Instruction: Faithfully return all lines, omitting every embedded picture.

Given data:
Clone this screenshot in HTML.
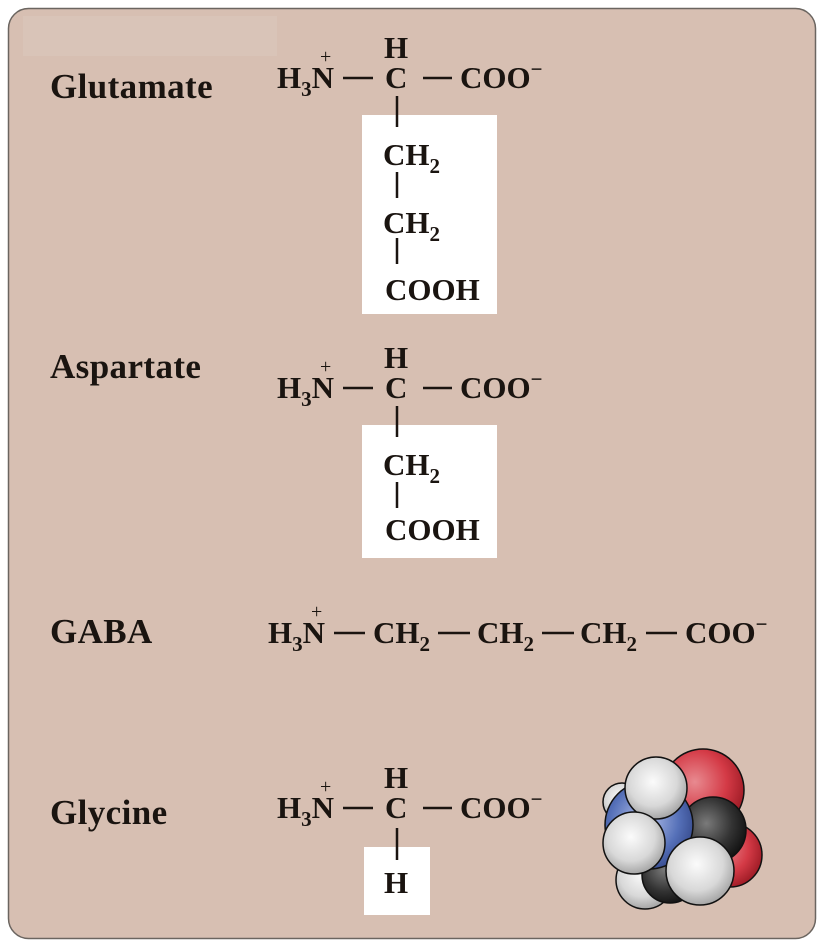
<!DOCTYPE html>
<html><head><meta charset="utf-8"><style>
html,body{margin:0;padding:0;background:#fff;}
svg{display:block;}
text{font-family:"Liberation Serif",serif;font-weight:bold;fill:#1a1410;}
.f{font-size:31px;}
.s{font-size:21px;}
.lab{font-size:35px;letter-spacing:0.4px;}
.p{font-size:20px;font-weight:normal;}
</style></head><body>
<svg width="823" height="946" viewBox="0 0 823 946" xmlns="http://www.w3.org/2000/svg">
<defs>
<radialGradient id="gw" cx="45%" cy="40%" r="65%"><stop offset="0" stop-color="#fbfbfb"/><stop offset="0.6" stop-color="#d8d8d8"/><stop offset="1" stop-color="#9a9a9a"/></radialGradient>
<radialGradient id="gr" cx="40%" cy="40%" r="65%"><stop offset="0" stop-color="#e88a90"/><stop offset="0.6" stop-color="#d43a46"/><stop offset="1" stop-color="#9c1a24"/></radialGradient>
<radialGradient id="gb" cx="45%" cy="45%" r="65%"><stop offset="0" stop-color="#b8c4ec"/><stop offset="0.6" stop-color="#5570b8"/><stop offset="1" stop-color="#2d3f80"/></radialGradient>
<radialGradient id="gk" cx="40%" cy="40%" r="65%"><stop offset="0" stop-color="#7a7a7a"/><stop offset="0.6" stop-color="#333"/><stop offset="1" stop-color="#111"/></radialGradient>
</defs>
<rect x="8.5" y="8.5" width="807" height="930" rx="20" fill="#d7bfb2" stroke="#6b6560" stroke-width="1.5"/>
<rect x="23" y="16" width="254" height="40" fill="#d9c4b8"/>
<rect x="362" y="115" width="135" height="199" fill="#fff"/>
<rect x="362" y="425" width="135" height="133" fill="#fff"/>
<rect x="364" y="847" width="66" height="68" fill="#fff"/>
<g stroke="#1a1410" stroke-width="2.5">
<line x1="343" y1="78" x2="373" y2="78"/><line x1="423" y1="78" x2="452" y2="78"/>
<line x1="397" y1="96" x2="397" y2="127"/>
<line x1="397" y1="172" x2="397" y2="198"/>
<line x1="397" y1="238" x2="397" y2="264"/>
<line x1="343" y1="388" x2="373" y2="388"/><line x1="423" y1="388" x2="452" y2="388"/>
<line x1="397" y1="406" x2="397" y2="437"/>
<line x1="397" y1="482" x2="397" y2="508"/>
<line x1="334" y1="633" x2="365" y2="633"/><line x1="438" y1="633" x2="470" y2="633"/>
<line x1="542" y1="633" x2="574" y2="633"/><line x1="646" y1="633" x2="677" y2="633"/>
<line x1="343" y1="808" x2="373" y2="808"/><line x1="423" y1="808" x2="452" y2="808"/>
<line x1="397" y1="828" x2="397" y2="860"/>
</g>

<text class="lab" x="50" y="98">Glutamate</text>
<text class="f" x="277" y="88">H<tspan class="s" dy="8">3</tspan><tspan dy="-8">N</tspan></text>
<text class="p" x="320" y="63">+</text>
<text class="f" x="384" y="58">H</text>
<text class="f" x="385" y="88">C</text>
<text class="f" x="460" y="88">COO<tspan class="s" dy="-12">−</tspan></text>
<text class="f" x="383" y="165">CH<tspan class="s" dy="8">2</tspan></text>
<text class="f" x="383" y="233">CH<tspan class="s" dy="8">2</tspan></text>
<text class="f" x="385" y="300">COOH</text>

<text class="lab" x="50" y="378">Aspartate</text>
<text class="f" x="277" y="398">H<tspan class="s" dy="8">3</tspan><tspan dy="-8">N</tspan></text>
<text class="p" x="320" y="373">+</text>
<text class="f" x="384" y="368">H</text>
<text class="f" x="385" y="398">C</text>
<text class="f" x="460" y="398">COO<tspan class="s" dy="-12">−</tspan></text>
<text class="f" x="383" y="475">CH<tspan class="s" dy="8">2</tspan></text>
<text class="f" x="385" y="540">COOH</text>

<text class="lab" x="50" y="643">GABA</text>
<text class="f" x="268" y="643">H<tspan class="s" dy="8">3</tspan><tspan dy="-8">N</tspan></text>
<text class="p" x="311" y="618">+</text>
<text class="f" x="373" y="643">CH<tspan class="s" dy="8">2</tspan></text>
<text class="f" x="477" y="643">CH<tspan class="s" dy="8">2</tspan></text>
<text class="f" x="580" y="643">CH<tspan class="s" dy="8">2</tspan></text>
<text class="f" x="685" y="643">COO<tspan class="s" dy="-12">−</tspan></text>

<text class="lab" x="50" y="824">Glycine</text>
<text class="f" x="277" y="818">H<tspan class="s" dy="8">3</tspan><tspan dy="-8">N</tspan></text>
<text class="p" x="320" y="793">+</text>
<text class="f" x="384" y="788">H</text>
<text class="f" x="385" y="818">C</text>
<text class="f" x="460" y="818">COO<tspan class="s" dy="-12">−</tspan></text>
<text class="f" x="384" y="893">H</text>

<g stroke="#111" stroke-width="1.5">
<circle cx="703" cy="790" r="41" fill="url(#gr)"/>
<circle cx="730" cy="855" r="32" fill="url(#gr)"/>
<circle cx="713" cy="830" r="33" fill="url(#gk)"/>
<circle cx="622" cy="802" r="19" fill="url(#gw)"/>
<circle cx="645" cy="880" r="29" fill="url(#gw)"/>
<circle cx="670" cy="875" r="28" fill="url(#gk)"/>
<circle cx="649" cy="825" r="44" fill="url(#gb)"/>
<circle cx="656" cy="788" r="31" fill="url(#gw)"/>
<circle cx="634" cy="843" r="31" fill="url(#gw)"/>
<circle cx="700" cy="871" r="34" fill="url(#gw)"/>
</g>
</svg>
</body></html>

Exercise result:
Clone this screenshot in HTML.
<!DOCTYPE html>
<html><head><meta charset="utf-8"><style>
html,body{margin:0;padding:0;background:#fff;}
svg{display:block;}
text{font-family:"Liberation Serif",serif;font-weight:bold;fill:#1a1410;}
.f{font-size:31px;}
.s{font-size:21px;}
.lab{font-size:35px;letter-spacing:0.4px;}
.p{font-size:20px;font-weight:normal;}
</style></head><body>
<svg width="823" height="946" viewBox="0 0 823 946" xmlns="http://www.w3.org/2000/svg">
<defs>
<radialGradient id="gw" cx="45%" cy="40%" r="65%"><stop offset="0" stop-color="#fbfbfb"/><stop offset="0.6" stop-color="#d8d8d8"/><stop offset="1" stop-color="#9a9a9a"/></radialGradient>
<radialGradient id="gr" cx="40%" cy="40%" r="65%"><stop offset="0" stop-color="#e88a90"/><stop offset="0.6" stop-color="#d43a46"/><stop offset="1" stop-color="#9c1a24"/></radialGradient>
<radialGradient id="gb" cx="45%" cy="45%" r="65%"><stop offset="0" stop-color="#b8c4ec"/><stop offset="0.6" stop-color="#5570b8"/><stop offset="1" stop-color="#2d3f80"/></radialGradient>
<radialGradient id="gk" cx="40%" cy="40%" r="65%"><stop offset="0" stop-color="#7a7a7a"/><stop offset="0.6" stop-color="#333"/><stop offset="1" stop-color="#111"/></radialGradient>
</defs>
<rect x="8.5" y="8.5" width="807" height="930" rx="20" fill="#d7bfb2" stroke="#6b6560" stroke-width="1.5"/>
<rect x="23" y="16" width="254" height="40" fill="#d9c4b8"/>
<rect x="362" y="115" width="135" height="199" fill="#fff"/>
<rect x="362" y="425" width="135" height="133" fill="#fff"/>
<rect x="364" y="847" width="66" height="68" fill="#fff"/>
<g stroke="#1a1410" stroke-width="2.5">
<line x1="343" y1="78" x2="373" y2="78"/><line x1="423" y1="78" x2="452" y2="78"/>
<line x1="397" y1="96" x2="397" y2="127"/>
<line x1="397" y1="172" x2="397" y2="198"/>
<line x1="397" y1="238" x2="397" y2="264"/>
<line x1="343" y1="388" x2="373" y2="388"/><line x1="423" y1="388" x2="452" y2="388"/>
<line x1="397" y1="406" x2="397" y2="437"/>
<line x1="397" y1="482" x2="397" y2="508"/>
<line x1="334" y1="633" x2="365" y2="633"/><line x1="438" y1="633" x2="470" y2="633"/>
<line x1="542" y1="633" x2="574" y2="633"/><line x1="646" y1="633" x2="677" y2="633"/>
<line x1="343" y1="808" x2="373" y2="808"/><line x1="423" y1="808" x2="452" y2="808"/>
<line x1="397" y1="828" x2="397" y2="860"/>
</g>

<text class="lab" x="50" y="98">Glutamate</text>
<text class="f" x="277" y="88">H<tspan class="s" dy="8">3</tspan><tspan dy="-8">N</tspan></text>
<text class="p" x="320" y="63">+</text>
<text class="f" x="384" y="58">H</text>
<text class="f" x="385" y="88">C</text>
<text class="f" x="460" y="88">COO<tspan class="s" dy="-12">−</tspan></text>
<text class="f" x="383" y="165">CH<tspan class="s" dy="8">2</tspan></text>
<text class="f" x="383" y="233">CH<tspan class="s" dy="8">2</tspan></text>
<text class="f" x="385" y="300">COOH</text>

<text class="lab" x="50" y="378">Aspartate</text>
<text class="f" x="277" y="398">H<tspan class="s" dy="8">3</tspan><tspan dy="-8">N</tspan></text>
<text class="p" x="320" y="373">+</text>
<text class="f" x="384" y="368">H</text>
<text class="f" x="385" y="398">C</text>
<text class="f" x="460" y="398">COO<tspan class="s" dy="-12">−</tspan></text>
<text class="f" x="383" y="475">CH<tspan class="s" dy="8">2</tspan></text>
<text class="f" x="385" y="540">COOH</text>

<text class="lab" x="50" y="643">GABA</text>
<text class="f" x="268" y="643">H<tspan class="s" dy="8">3</tspan><tspan dy="-8">N</tspan></text>
<text class="p" x="311" y="618">+</text>
<text class="f" x="373" y="643">CH<tspan class="s" dy="8">2</tspan></text>
<text class="f" x="477" y="643">CH<tspan class="s" dy="8">2</tspan></text>
<text class="f" x="580" y="643">CH<tspan class="s" dy="8">2</tspan></text>
<text class="f" x="685" y="643">COO<tspan class="s" dy="-12">−</tspan></text>

<text class="lab" x="50" y="824">Glycine</text>
<text class="f" x="277" y="818">H<tspan class="s" dy="8">3</tspan><tspan dy="-8">N</tspan></text>
<text class="p" x="320" y="793">+</text>
<text class="f" x="384" y="788">H</text>
<text class="f" x="385" y="818">C</text>
<text class="f" x="460" y="818">COO<tspan class="s" dy="-12">−</tspan></text>
<text class="f" x="384" y="893">H</text>

<g stroke="#111" stroke-width="1.5">
<circle cx="703" cy="790" r="41" fill="url(#gr)"/>
<circle cx="730" cy="855" r="32" fill="url(#gr)"/>
<circle cx="713" cy="830" r="33" fill="url(#gk)"/>
<circle cx="622" cy="802" r="19" fill="url(#gw)"/>
<circle cx="645" cy="880" r="29" fill="url(#gw)"/>
<circle cx="670" cy="875" r="28" fill="url(#gk)"/>
<circle cx="649" cy="825" r="44" fill="url(#gb)"/>
<circle cx="656" cy="788" r="31" fill="url(#gw)"/>
<circle cx="634" cy="843" r="31" fill="url(#gw)"/>
<circle cx="700" cy="871" r="34" fill="url(#gw)"/>
</g>
</svg>
</body></html>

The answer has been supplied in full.